Imagine you are the manager of a massive online store, like Walmart. Every day, thousands of new products arrive, and you have to decide which ones to show to your customers. You don't know which products are the "hits" yet, so you have to experiment. This is where Multi-Armed Bandit (MAB) algorithms come in. Think of them as smart robots that try different products (the "arms" of a slot machine) to see which one makes the most money.
But here's the problem: How do you know if your new, fancy robot (let's call it Robot B) is actually better than your old, reliable robot (Robot A)?
The Old Way: The "Double Trouble" Experiment
Traditionally, to compare two robots, you would run a standard "A/B test."
- You split your customers into two groups.
- Group 1 talks only to Robot A.
- Group 2 talks only to Robot B.
- You wait for them to finish their shopping and compare the total sales.

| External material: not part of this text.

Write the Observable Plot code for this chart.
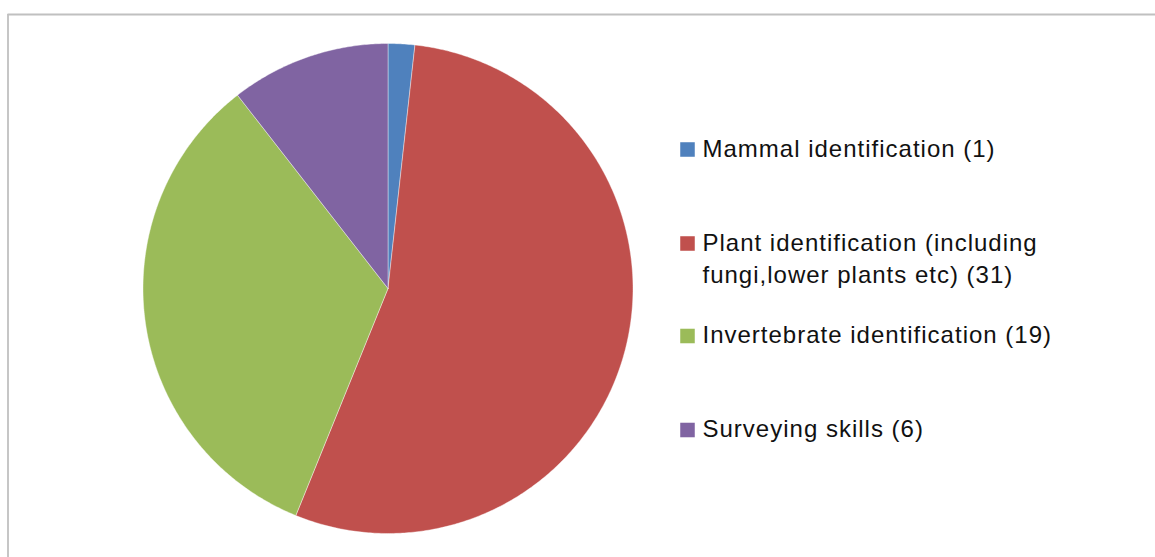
<!DOCTYPE html>
<html><head><meta charset="utf-8">
<script src="https://cdn.jsdelivr.net/npm/d3@7"></script>
<script src="https://cdn.jsdelivr.net/npm/@observablehq/plot@0.6"></script>
<style>
html,body{margin:0;padding:0;background:#fff;overflow:hidden;}
#chart svg text{letter-spacing:1px;}
</style></head><body><div id="chart"></div>
<script>
// ---- data ----
const categories = ["Mammal identification", "Plant identification (including fungi,lower plants etc)", "Invertebrate identification", "Surveying skills"];
const counts = [1, 31, 19, 6];
const legendLabels = ["Mammal identification (1)", "Plant identification (including\nfungi,lower plants etc) (31)", "Invertebrate identification (19)", "Surveying skills (6)"];
const colors = ["#4F81BD", "#C0504D", "#9BBB59", "#8064A2"];

// ---- layout ----
const W = 1155, H = 557;
const cx = 387.5, cy = 288, R = 245;
const legendSquareX = 687, legendTextX = 702;
const legendSquareY = [149, 243, 335.5, 429.5];
const legendTextY = [146.5, 256.5, 332.5, 426];

// build slice polygons from the counts
const total = d3.sum(counts);
const slices = [];
let acc = 0;
counts.forEach((v, i) => {
  const a0 = acc / total * 2 * Math.PI;
  acc += v;
  const a1 = acc / total * 2 * Math.PI;
  const n = Math.max(4, Math.ceil((a1 - a0) / (Math.PI / 360)));
  slices.push({k: categories[i], x: cx, y: cy});
  for (let j = 0; j <= n; j++) {
    const a = a0 + (a1 - a0) * j / n;
    slices.push({k: categories[i], x: cx + R * Math.sin(a), y: cy - R * Math.cos(a)});
  }
  slices.push({k: categories[i], x: cx, y: cy});
});
const legend = categories.map((c, i) => ({k: c, label: legendLabels[i], sy: legendSquareY[i], ty: legendTextY[i]}));

const plot = Plot.plot({
  width: W, height: H,
  margin: 0,
  x: {type: "identity", axis: null},
  y: {type: "identity", axis: null},
  color: {domain: categories, range: colors},
  style: {fontFamily: "'Liberation Sans', Arial, sans-serif", background: "#fff"},
  marks: [
    Plot.ruleY([14], {x1: 7.5, x2: W, stroke: "#c0c0c0", strokeWidth: 1.8}),
    Plot.ruleX([7.5], {y1: 14, y2: H, stroke: "#c0c0c0", strokeWidth: 1.8}),
    Plot.line(slices, {x: "x", y: "y", z: "k", fill: "k", stroke: "white", strokeWidth: 0.4, curve: "linear"}),
    Plot.dot(legend, {x: legendSquareX, y: "sy", symbol: "square", r: 8.2, fill: "k", stroke: null}),
    Plot.text(legend, {x: legendTextX, y: "ty", text: "label", textAnchor: "start", lineAnchor: "middle", fontSize: 24, lineHeight: 1.333, fill: "#111"})
  ]
});
document.getElementById("chart").append(plot);
</script></body></html>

The Flaw: This is incredibly wasteful.
- Memory Loss: Robot A and Robot B are like two students studying for the same exam but in separate rooms. They can't share notes. Robot A learns from Group 1, and Robot B learns from Group 2. They build their own separate "memories."
- High Cost: To get a clear answer, you need twice as many customers (2T) because you are running two separate experiments.
- Noisy Results: Because the robots are learning as they go, their performance is "noisy" (unpredictable). If you run this test once, the results might be a fluke. You have to repeat the whole expensive experiment many times to be sure, which delays launching the better robot.
The New Way: "Artificial Replay" (AR)
The authors of this paper propose a clever trick called Artificial Replay. Instead of running two separate experiments, they run one, and then "rewind" the tape for the second robot.
Here is how it works, using a Restaurant Analogy:
Imagine you have two chefs, Chef A (Control) and Chef B (Treatment), trying to figure out the best dish to serve.
Phase 1 (The Real Run): You let Chef A cook for 100 customers. You write down exactly what they ordered and how much they liked it.
- Customer 1 ordered Soup, liked it 8/10.
- Customer 2 ordered Salad, liked it 5/10.
- Customer 3 ordered Soup, liked it 9/10.
Phase 2 (The Replay): Now, you want to see how Chef B would have done with those same 100 customers.
- The Trick: You don't need 100 new customers. You just ask Chef B, "What would you have served to Customer 1?"
- If Chef B says, "I would have served Soup," you don't go to the kitchen to cook a new soup. You simply look at your notes from Phase 1 and say, "Okay, since Chef A served Soup to Customer 1 and they liked it 8/10, we'll record that Chef B also served Soup and got an 8/10."
- The "Real" Interaction: You only go to the kitchen (the real environment) if Chef B decides to serve something Chef A never served to that customer.
Why is this a Game-Changer?
1. It's Like Sharing a Notebook (Variance Reduction)
In the old way, Chef A and Chef B are guessing in the dark. Their results bounce around wildly.
In the new way, because they are looking at the same customers and the same reactions, their results are linked.
- If the customers were just having a "bad day" and hated everything, both chefs would get low scores.
- If the customers were "happy" and loved everything, both chefs would get high scores.
- Because they move together, the "noise" cancels out. You can see the true difference between the chefs much faster and with fewer customers. It's like comparing two runners on the same track at the same time, rather than running them on different tracks on different days.
2. It Saves Money (Sample Efficiency)
In the old way, you needed 200 customers to compare two robots (100 for A, 100 for B).
With Artificial Replay, you might only need 105 customers.
- You run the first robot on 100 customers.
- The second robot only needs to interact with the "real" environment for the few times it chooses a different path than the first robot.
- Result: You cut your experiment costs nearly in half.
3. It's Fair (Symmetry)
Does it matter if you run Robot A first or Robot B first? No. The math proves that the result is the same either way. It's a fair fight.
The Big Picture
This paper is about smarter experimentation.
- Before: "Let's hire two teams of 1,000 people to test our new software. It will take a month and cost a fortune, and the results might still be fuzzy."
- Now (Artificial Replay): "Let's hire one team of 1,000 people. Then, we'll simulate how the second team would have acted based on the first team's data. We'll get a clear answer in half the time and with half the cost."
This method allows online platforms (like Walmart, Amazon, or Netflix) to test new algorithms much faster, cheaper, and more accurately, meaning you get better recommendations and products sooner.